— START Collected data —
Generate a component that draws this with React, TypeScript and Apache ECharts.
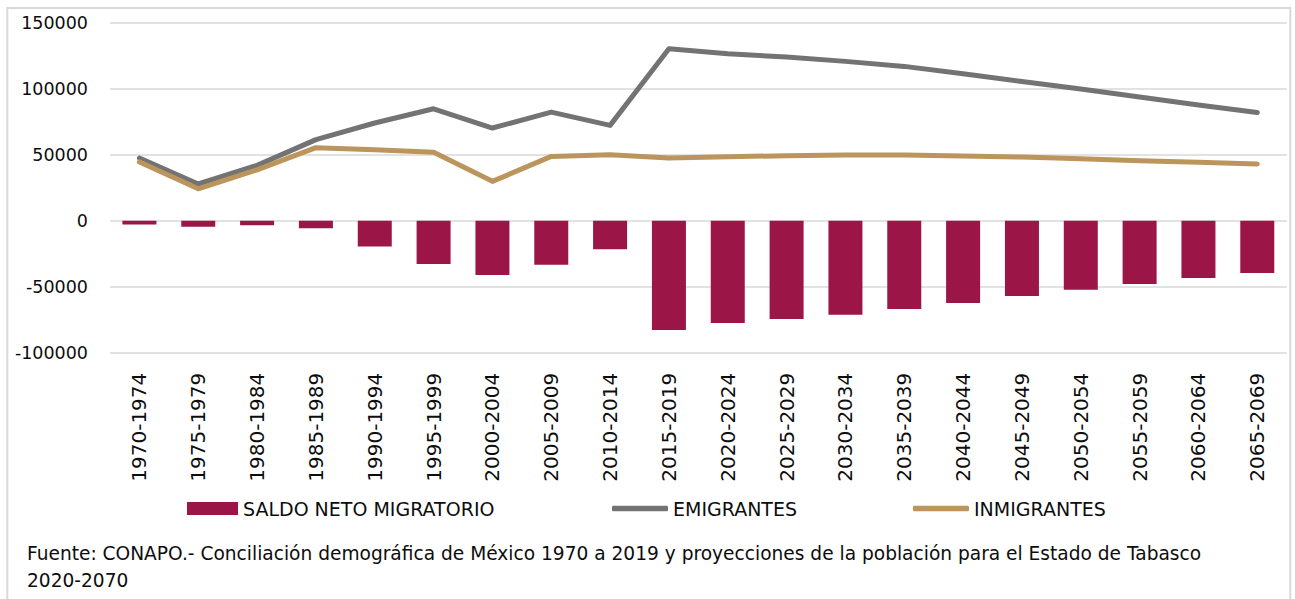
import React, { useEffect, useRef } from "react";
import * as echarts from "echarts";

const categories = [
  "1970-1974", "1975-1979", "1980-1984", "1985-1989", "1990-1994",
  "1995-1999", "2000-2004", "2005-2009", "2010-2014", "2015-2019",
  "2020-2024", "2025-2029", "2030-2034", "2035-2039", "2040-2044",
  "2045-2049", "2050-2054", "2055-2059", "2060-2064", "2065-2069",
];

const saldoNeto = [
  -2800, -4500, -3500, -5800, -19500, -32800, -41100, -33300, -21700, -82800,
  -77500, -74500, -71200, -66900, -62400, -57000, -52300, -48000, -43400, -39600,
];

const emigrantes = [
  47500, 27800, 41900, 61400, 74000, 84800, 70200, 82300, 72200, 130300,
  126500, 124000, 120700, 116900, 111400, 105500, 99800, 93700, 87700, 82000,
];

const inmigrantes = [
  44500, 24200, 38500, 55300, 53800, 51800, 29800, 48700, 50000, 47500,
  48500, 49200, 49700, 49700, 49000, 48200, 47000, 45500, 44200, 43000,
];

const yTicks = { min: -100000, max: 150000, interval: 50000 };

const seriesNames = ["SALDO NETO MIGRATORIO", "EMIGRANTES", "INMIGRANTES"];

const footerLines = [
  "Fuente: CONAPO.- Conciliación demográfica de México 1970 a 2019 y proyecciones de la población para el Estado de Tabasco",
  "2020-2070",
];

const FONT = "DejaVu Sans";
const TEXT = "#0d0d0d";
const GRID = "#d9d9d9";
const C_BAR = "#9b1547";
const C_EMI = "#737373";
const C_INM = "#bc955c";

export default function App() {
  const ref = useRef<HTMLDivElement>(null);

  useEffect(() => {
    if (!ref.current) return;
    const chart = echarts.init(ref.current, undefined, { renderer: "svg" });
    const legendBase = {
      orient: "horizontal",
      top: 499,
      padding: 0,
      textStyle: { fontFamily: FONT, fontSize: 19, color: TEXT },
      selectedMode: false,
    };
    chart.setOption({
      animation: false,
      backgroundColor: "#ffffff",
      grid: { left: 110, top: 22.7, width: 1176.7, height: 330, containLabel: false },
      legend: [
        { ...legendBase, left: 187, itemWidth: 51, itemHeight: 13, icon: "rect", data: [seriesNames[0]] },
        { ...legendBase, left: 612, itemWidth: 56, itemHeight: 5.5, icon: "roundRect", data: [seriesNames[1]] },
        { ...legendBase, left: 913, itemWidth: 56, itemHeight: 5.5, icon: "roundRect", data: [seriesNames[2]] },
      ],
      xAxis: {
        type: "category",
        data: categories,
        boundaryGap: true,
        axisLine: { show: false },
        axisTick: { show: false },
        axisLabel: {
          interval: 0,
          rotate: 90,
          margin: 20,
          fontFamily: FONT,
          fontSize: 20,
          color: TEXT,
        },
      },
      yAxis: {
        type: "value",
        min: yTicks.min,
        max: yTicks.max,
        interval: yTicks.interval,
        axisLine: { show: false },
        axisTick: { show: false },
        splitLine: { lineStyle: { color: GRID, width: 1.5 } },
        axisLabel: {
          margin: 22,
          fontFamily: FONT,
          fontSize: 17.5,
          color: TEXT,
          formatter: (v: number) => String(v),
        },
      },
      series: [
        {
          name: seriesNames[0],
          type: "bar",
          data: saldoNeto,
          barWidth: 34,
          itemStyle: { color: C_BAR },
        },
        {
          name: seriesNames[1],
          type: "line",
          data: emigrantes,
          symbol: "none",
          lineStyle: { color: C_EMI, width: 5, cap: "round", join: "round" },
          itemStyle: { color: C_EMI },
        },
        {
          name: seriesNames[2],
          type: "line",
          data: inmigrantes,
          symbol: "none",
          lineStyle: { color: C_INM, width: 5, cap: "round", join: "round" },
          itemStyle: { color: C_INM },
        },
      ],
      graphic: [
        {
          type: "rect",
          silent: true,
          shape: { x: 7.3, y: 8, width: 1283, height: 620 },
          style: { fill: "none", stroke: GRID, lineWidth: 2 },
        },
        {
          type: "text",
          x: 27,
          y: 553,
          style: {
            text: footerLines[0],
            fontFamily: FONT,
            fontSize: 18.6,
            fill: TEXT,
            textVerticalAlign: "middle",
          },
        },
        {
          type: "text",
          x: 27,
          y: 580.5,
          style: {
            text: footerLines[1],
            fontFamily: FONT,
            fontSize: 18.6,
            fill: TEXT,
            textVerticalAlign: "middle",
          },
        },
      ],
    });
    return () => chart.dispose();
  }, []);

  return (
    <div
      ref={ref}
      style={{ position: "fixed", left: 0, top: 0, width: 1295, height: 599 }}
    />
  );
}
— END Collected data —
**Task to complete**
How many lines in the listing above contain the string "React"? Answer with the number only.

**The answer**
2